India needs to use coal, address emissions issue: WCA
London, Jan 13 (IANS) Noting that coal will continue to be vital to economic life, the World Coal Association has said that while India needs both thermal and renewable energy, for the world to transit to a low carbon future it should address the issue of carbon dioxide (Co2) emissions.
“For a country like India, it’s not a choice between coal and renewables — both are needed and both will play a big role,” the World Coal Association (WCA) said in a report titled Asia: Coal’s future released earlier this week.
“With the use of coal projected to continue to grow in Asia over the coming decades, a low emission technology pathway for coal is essential,” it said.

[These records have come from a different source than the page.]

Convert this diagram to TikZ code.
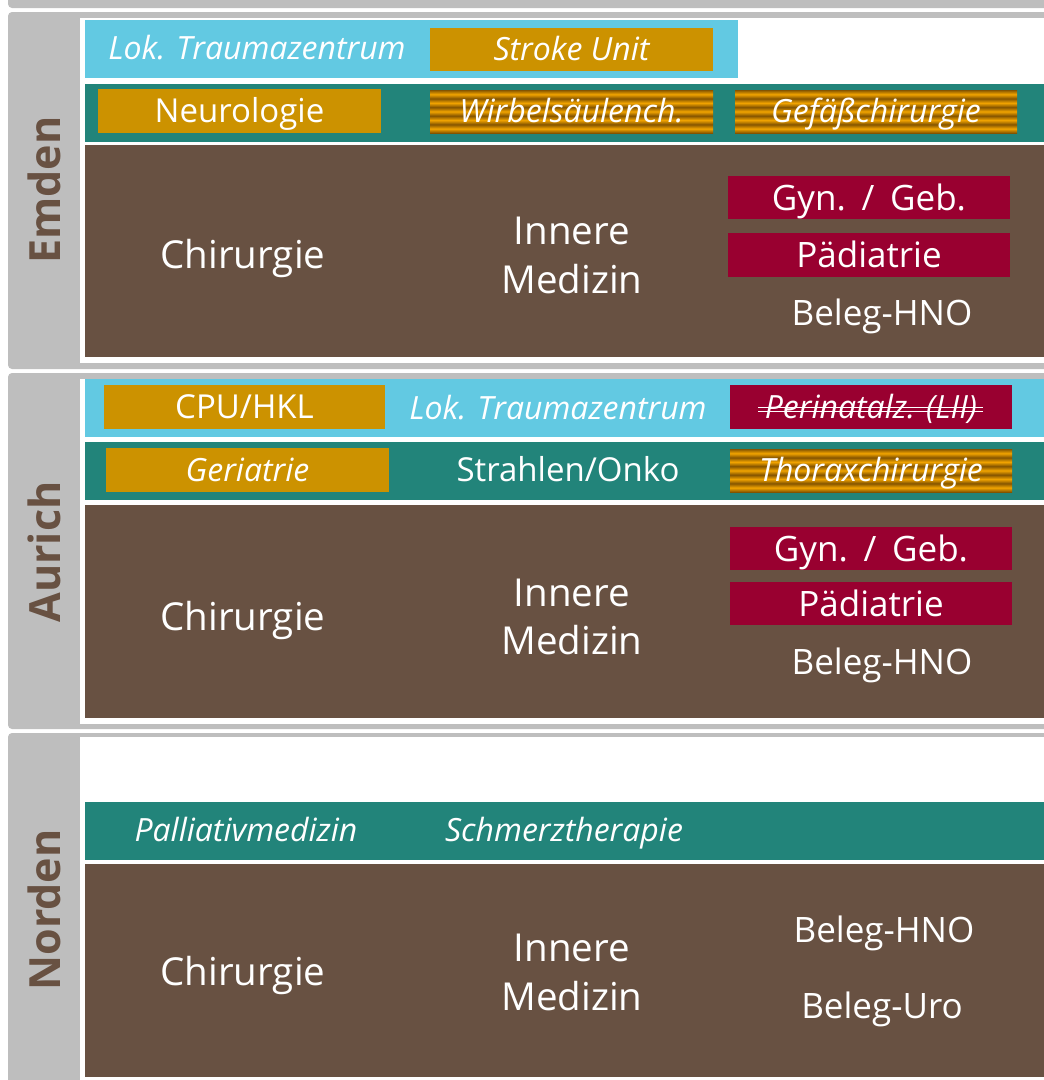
\documentclass[tikz,border=0pt]{standalone}
\usepackage{fontspec}
\setmainfont{Open Sans}
\usetikzlibrary{calc}
\definecolor{framegray}{HTML}{BEBEBE}
\definecolor{lblue}{HTML}{62C9E2}
\definecolor{tealband}{HTML}{22847A}
\definecolor{brownbg}{HTML}{685142}
\definecolor{ochre}{HTML}{CC9200}
\definecolor{crim}{HTML}{990030}
\definecolor{stripeL}{HTML}{F2A400}
\definecolor{stripeD}{HTML}{845400}
\pgfdeclareverticalshading{stripes}{100bp}{%
 color(0bp)=(stripeD); color(25bp)=(stripeD);
 color(30bp)=(stripeL); color(35bp)=(stripeD);
 color(40bp)=(stripeL); color(45bp)=(stripeD);
 color(50bp)=(stripeL); color(55bp)=(stripeD);
 color(60bp)=(stripeL); color(65bp)=(stripeD);
 color(70bp)=(stripeL); color(75bp)=(stripeD);
 color(100bp)=(stripeD)}
\tikzset{
 txt/.style={inner sep=0pt, text=white, align=center},
 rowf/.style={font=\fontsize{33}{38}\selectfont, text height=29.6pt, text depth=6pt},
 rowi/.style={font=\fontsize{32}{38}\itshape\selectfont, text height=28.8pt, text depth=6pt},
 bigf/.style={font=\fontsize{38.5}{48}\selectfont, text height=33.5pt, text depth=6pt},
 midf/.style={font=\fontsize{35}{40}\selectfont, text height=31pt, text depth=6pt},
 obox/.style={txt, fill=ochre, minimum width=283pt, minimum height=43pt},
 rbox/.style={txt, fill=crim, minimum width=282pt, minimum height=43pt},
 sbox/.style={txt, shade, shading=stripes, minimum width=283pt, minimum height=43pt},
 citylabel/.style={inner sep=0pt, text=brownbg, rotate=90, font=\fontsize{43}{44}\bfseries\selectfont}
}
\newcommand{\wsp}{\hspace{0.45em}}
\begin{document}
\begin{tikzpicture}[x=1pt,y=-1pt]
\useasboundingbox (0,0) rectangle (1044,1080);
\clip (0,0) rectangle (1044,1080);
% frames
\fill[framegray, rounded corners=4pt] (8,-30) rectangle (1070,8);
\fill[framegray, rounded corners=4pt] (8,12) rectangle (1070,369);
\fill[white] (80,18) rectangle (1070,363);
\fill[framegray, rounded corners=4pt] (8,373) rectangle (1070,729);
\fill[white] (80,379) rectangle (1070,724);
\fill[framegray, rounded corners=4pt] (8,733) rectangle (1070,1110);
\fill[white] (80,737) rectangle (1070,1110);
% Emden bands
\fill[lblue] (85,20) rectangle (738,78);
\fill[tealband] (85,84) rectangle (1044,142);
\fill[brownbg] (85,145) rectangle (1044,357);
% Aurich bands
\fill[lblue] (85,379) rectangle (1044,437);
\fill[tealband] (85,442) rectangle (1044,500);
\fill[brownbg] (85,505) rectangle (1044,718);
% Norden bands
\fill[tealband] (85,802) rectangle (1044,860);
\fill[brownbg] (85,864) rectangle (1044,1077);

% city labels
\node[citylabel] (emden) at (44,190) {Emden};
\node[citylabel] (aurich) at (44,552) {Aurich};
\node[citylabel] (norden) at (44,910) {Norden};

% Emden
\node[txt, rowi] (e-trauma) at (257,48) {Lok. Traumazentrum};
\node[obox, rowi] (e-stroke) at (571.5,49.5) {Stroke Unit};
\node[obox, rowf, minimum height=44pt] (e-neuro) at (239.5,111) {Neurologie};
\node[sbox, rowi] (e-wirbel) at (571.5,111.5) {Wirbelsäulench.};
\node[sbox, rowi, minimum width=282pt] (e-gefaess) at (876,111.5) {Gefäßchirurgie};
\node[txt, bigf] (e-chir) at (243,255) {Chirurgie};
\node[txt, bigf] (e-inn1) at (572,231) {Innere};
\node[txt, bigf] (e-inn2) at (572,280) {Medizin};
\node[rbox, midf] (e-gyn) at (869,197.5) {Gyn.\wsp/\wsp Geb.};
\node[rbox, midf, minimum height=44pt] (e-paed) at (869,255) {Pädiatrie};
\node[txt, midf] (e-hno) at (882,313) {Beleg-HNO};

% Aurich
\node[obox, rowf, minimum width=281pt, minimum height=44pt] (a-cpu) at (244.5,407) {CPU/HKL};
\node[txt, rowi] (a-trauma) at (558,408) {Lok. Traumazentrum};
\node[rbox, rowi, minimum height=44pt] (a-peri) at (871,407) {Perinatalz. (LII)};
\draw[white, line width=1.3pt] ($(a-peri.center)+(-113,0.5)$) -- ($(a-peri.center)+(112,0.5)$);
\draw[white, line width=1.3pt] ($(a-peri.center)+(-113,4.5)$) -- ($(a-peri.center)+(112,4.5)$);
\node[obox, rowi, minimum height=44pt] (a-geri) at (247.5,470) {Geriatrie};
\node[txt, rowf] (a-strahl) at (568,470) {Strahlen/Onko};
\node[sbox, rowi, minimum width=282pt] (a-thorax) at (871,470.5) {Thoraxchirurgie};
\node[txt, bigf] (a-chir) at (243,617) {Chirurgie};
\node[txt, bigf] (a-inn1) at (572,593) {Innere};
\node[txt, bigf] (a-inn2) at (572,641) {Medizin};
\node[rbox, midf] (a-gyn) at (871,548.5) {Gyn.\wsp/\wsp Geb.};
\node[rbox, midf] (a-paed) at (871,603.5) {Pädiatrie};
\node[txt, midf] (a-hno) at (882,662) {Beleg-HNO};

% Norden
\node[txt, rowi] (n-pall) at (246,830) {Palliativmedizin};
\node[txt, rowi] (n-schmerz) at (564,830) {Schmerztherapie};
\node[txt, bigf] (n-chir) at (243,972) {Chirurgie};
\node[txt, bigf] (n-inn1) at (572,948) {Innere};
\node[txt, bigf] (n-inn2) at (572,997) {Medizin};
\node[txt, midf] (n-hno) at (884,930) {Beleg-HNO};
\node[txt, midf] (n-uro) at (882,1006) {Beleg-Uro};
\end{tikzpicture}
\end{document}
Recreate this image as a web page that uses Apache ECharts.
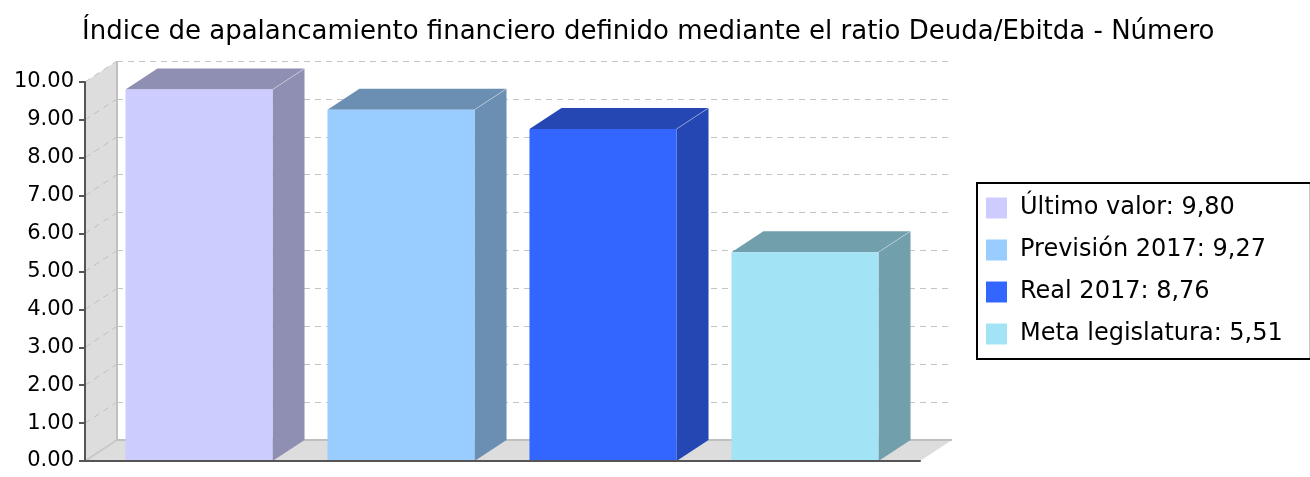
<!DOCTYPE html>
<html>
<head>
    <meta charset="utf-8">
    <title>ECharts</title>
    <script src="https://cdn.jsdelivr.net/npm/echarts@6/dist/echarts.min.js"></script>
    <style>
        html, body { margin: 0; padding: 0; background: #fff; }
    </style>
</head>
<body>
    <div id="main" style="width: 1310px;height:477px;"></div>
    <script type="text/javascript">
        // datos del gráfico
        var categorias = ['Último valor', 'Previsión 2017', 'Real 2017', 'Meta legislatura'];
        var valores = [9.80, 9.27, 8.76, 5.51];
        var colores = ['#CCCCFF', '#99CCFF', '#3366FF', '#A3E3F6'];
        var coloresLado = ['#8F8FB3', '#6B8FB3', '#2447B3', '#729FAC'];
        var ticksY = [1, 2, 3, 4, 5, 6, 7, 8, 9, 10];

        var DX = 32, DY = -21; // desplazamiento 3D
        var fuente = 'DejaVu Sans';

        var myChart = echarts.init(document.getElementById('main'));

        function etiqueta(i) {
            return categorias[i] + ': ' + valores[i].toFixed(2).replace('.', ',');
        }

        // barra 3D
        function dibujarBarra(params, api) {
            var i = params.seriesIndex - 2;
            var idx = api.value(0);
            var arriba = api.coord([idx, api.value(1)]);
            var base = api.coord([idx, 0]);
            var w = api.size([1, 0])[0] * 0.728;
            var x0 = arriba[0] - w / 2, x1 = arriba[0] + w / 2;
            var y0 = arriba[1], y1 = base[1];
            return {
                type: 'group',
                children: [
                    {
                        type: 'polygon',
                        shape: { points: [[x1, y0], [x1 + DX, y0 + DY], [x1 + DX, y1 + DY], [x1, y1]] },
                        style: { fill: coloresLado[i] }
                    },
                    {
                        type: 'polygon',
                        shape: { points: [[x0, y0], [x0 + DX, y0 + DY], [x1 + DX, y0 + DY], [x1, y0]] },
                        style: { fill: coloresLado[i] }
                    },
                    {
                        type: 'rect',
                        shape: { x: x0, y: y0, width: w, height: y1 - y0 },
                        style: { fill: colores[i] }
                    },
                    {
                        type: 'line',
                        shape: { x1: x1, y1: y0, x2: x1 + DX, y2: y0 + DY },
                        style: { stroke: 'rgba(255,255,255,0.35)', lineWidth: 1 }
                    }
                ]
            };
        }

        var series = [
            {
                // paredes y suelo
                type: 'custom',
                xAxisIndex: 0,
                yAxisIndex: 0,
                z: 1,
                silent: true,
                clip: false,
                data: [[0, 0]],
                renderItem: function (params, api) {
                    var cs = params.coordSys;
                    var x = cs.x, yt = cs.y, yb = cs.y + cs.height, xr = cs.x + cs.width;
                    return {
                        type: 'group',
                        children: [
                            {
                                type: 'polygon',
                                shape: { points: [[x, yb], [x + DX, yb + DY], [x + DX, yt + DY], [x, yt]] },
                                style: { fill: '#DDDDDD' }
                            },
                            {
                                type: 'polygon',
                                shape: { points: [[x, yb], [xr, yb], [xr + DX, yb + DY], [x + DX, yb + DY]] },
                                style: { fill: '#DDDDDD' }
                            },
                            {
                                type: 'polyline',
                                shape: { points: [[x + DX, yt + DY], [x + DX, yb + DY], [xr + DX, yb + DY]] },
                                style: { stroke: '#C0C0C0', lineWidth: 2, fill: null }
                            },
                            {
                                type: 'line',
                                shape: { x1: x, y1: yb, x2: x + DX, y2: yb + DY },
                                style: { stroke: '#C8C8C8', lineWidth: 2 }
                            }
                        ]
                    };
                }
            },
            {
                // líneas de cuadrícula en la pared izquierda
                type: 'custom',
                xAxisIndex: 0,
                yAxisIndex: 0,
                z: 1.5,
                silent: true,
                clip: false,
                data: ticksY.map(function (v) { return [0, v]; }),
                renderItem: function (params, api) {
                    var cs = params.coordSys;
                    var y = api.coord([0, api.value(1)])[1];
                    return {
                        type: 'line',
                        shape: { x1: cs.x, y1: y, x2: cs.x + DX, y2: y + DY },
                        style: { stroke: '#BFBFBF', lineWidth: 1, lineDash: [6, 5] }
                    };
                }
            }
        ];

        for (var i = 0; i < categorias.length; i++) {
            series.push({
                name: etiqueta(i),
                type: 'custom',
                xAxisIndex: 1,
                yAxisIndex: 1,
                z: 3,
                clip: false,
                itemStyle: { color: colores[i] },
                data: [[i, valores[i]]],
                renderItem: dibujarBarra
            });
        }

        var option = {
            animation: false,
            title: {
                text: 'Índice de apalancamiento financiero definido mediante el ratio Deuda/Ebitda - Número',
                left: 77,
                top: 14,
                textStyle: { fontFamily: fuente, fontSize: 26, fontWeight: 'normal', color: '#000' }
            },
            legend: {
                orient: 'vertical',
                left: 977,
                top: 183,
                data: categorias.map(function (c, i) { return etiqueta(i); }),
                icon: 'rect',
                itemWidth: 21,
                itemHeight: 21,
                itemGap: 18,
                borderColor: '#000',
                borderWidth: 2,
                borderRadius: 0,
                padding: [13, 28, 13, 9],
                selectedMode: false,
                textStyle: { fontFamily: fuente, fontSize: 24, color: '#000', padding: [0, 0, 0, 8] }
            },
            grid: [
                { left: 85, top: 82, width: 835, height: 379 },   // ejes frontales
                { left: 98, top: 82, width: 808, height: 379 },   // barras
                { left: 117, top: 61, width: 834, height: 379 }   // pared del fondo
            ],
            xAxis: [
                {
                    gridIndex: 0,
                    type: 'category',
                    data: [''],
                    z: 10,
                    axisLine: { lineStyle: { color: '#555', width: 2 } },
                    axisTick: { alignWithLabel: true, length: 5, lineStyle: { color: '#555', width: 2 } },
                    axisLabel: { show: false }
                },
                {
                    gridIndex: 1,
                    type: 'category',
                    data: categorias,
                    show: false
                },
                {
                    gridIndex: 2,
                    type: 'value',
                    show: false
                }
            ],
            yAxis: [
                {
                    gridIndex: 0,
                    type: 'value',
                    min: 0,
                    max: 10,
                    interval: 1,
                    z: 10,
                    axisLine: { show: true, lineStyle: { color: '#555', width: 2 } },
                    axisTick: { show: true, length: 6, lineStyle: { color: '#555', width: 2 } },
                    splitLine: { show: false },
                    axisLabel: {
                        margin: 11,
                        fontFamily: fuente,
                        fontSize: 21,
                        color: '#000',
                        formatter: function (v) { return v.toFixed(2); }
                    }
                },
                {
                    gridIndex: 1,
                    type: 'value',
                    min: 0,
                    max: 10,
                    show: false
                },
                {
                    gridIndex: 2,
                    type: 'value',
                    min: 0,
                    max: 10,
                    interval: 1,
                    axisLine: { show: false },
                    axisTick: { show: false },
                    axisLabel: { show: false },
                    splitLine: { show: true, lineStyle: { color: '#C4C4C4', width: 1, type: [6, 5] } }
                }
            ],
            series: series
        };

        myChart.setOption(option);

        window.addEventListener("resize", function(){
            myChart.resize();
        })
    </script>
</body>
</html>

“The key approach for the world to transition to a low carbon future is to address the Co2 emissions. Coal is not the problem, emissions are,” said WCA Chief Executive and the author of the report Benjamin Sporton.
The International Energy Agency (IEA) estimates that India will soon replace China as the world’s largest coal importer.
The report said India will continue to mainly depend on coal to meet its energy needs as the country moves to double the size of its economy to $5 trillion in a “matter of years”.
“As it has in the past, coal will act as the default energy source for electrification for India,” it said.
Sporton cited the IEA to say that 237 million people in India still have no access to electricity, while the country’s residential power consumption lags well behind the world’s average and is ten times lower than that of developed countries.
“About 67 per cent of India’s population rely on wood or animal dung to cook,” he added.
The WCA said that across Asia coal is the preferred fuel due to low costs and easy accessibility.
Noting that “high efficiency low emissions coal is the answer” for countries working on their commitments to reduce the impact of climate change, the report cited the example of China which has a five-year plan to reduce all emissions from coal-fired power and other industrial uses.
“China is taking important steps to close down smaller, inefficient power stations but it is also building large, modern and more efficient (HELE) coal-fired power plants — new regulations effectively ban subcritical (non-HELE) coal technology,” it said.
“HELE coal technology is important not only for its emission reduction benefits, but also because it is a vital first step towards carbon capture and storage (CCS) — a suite of technologies that can capture 90 per cent of Co2 emissions and store them underground, preventing them from entering the atmosphere,” it added.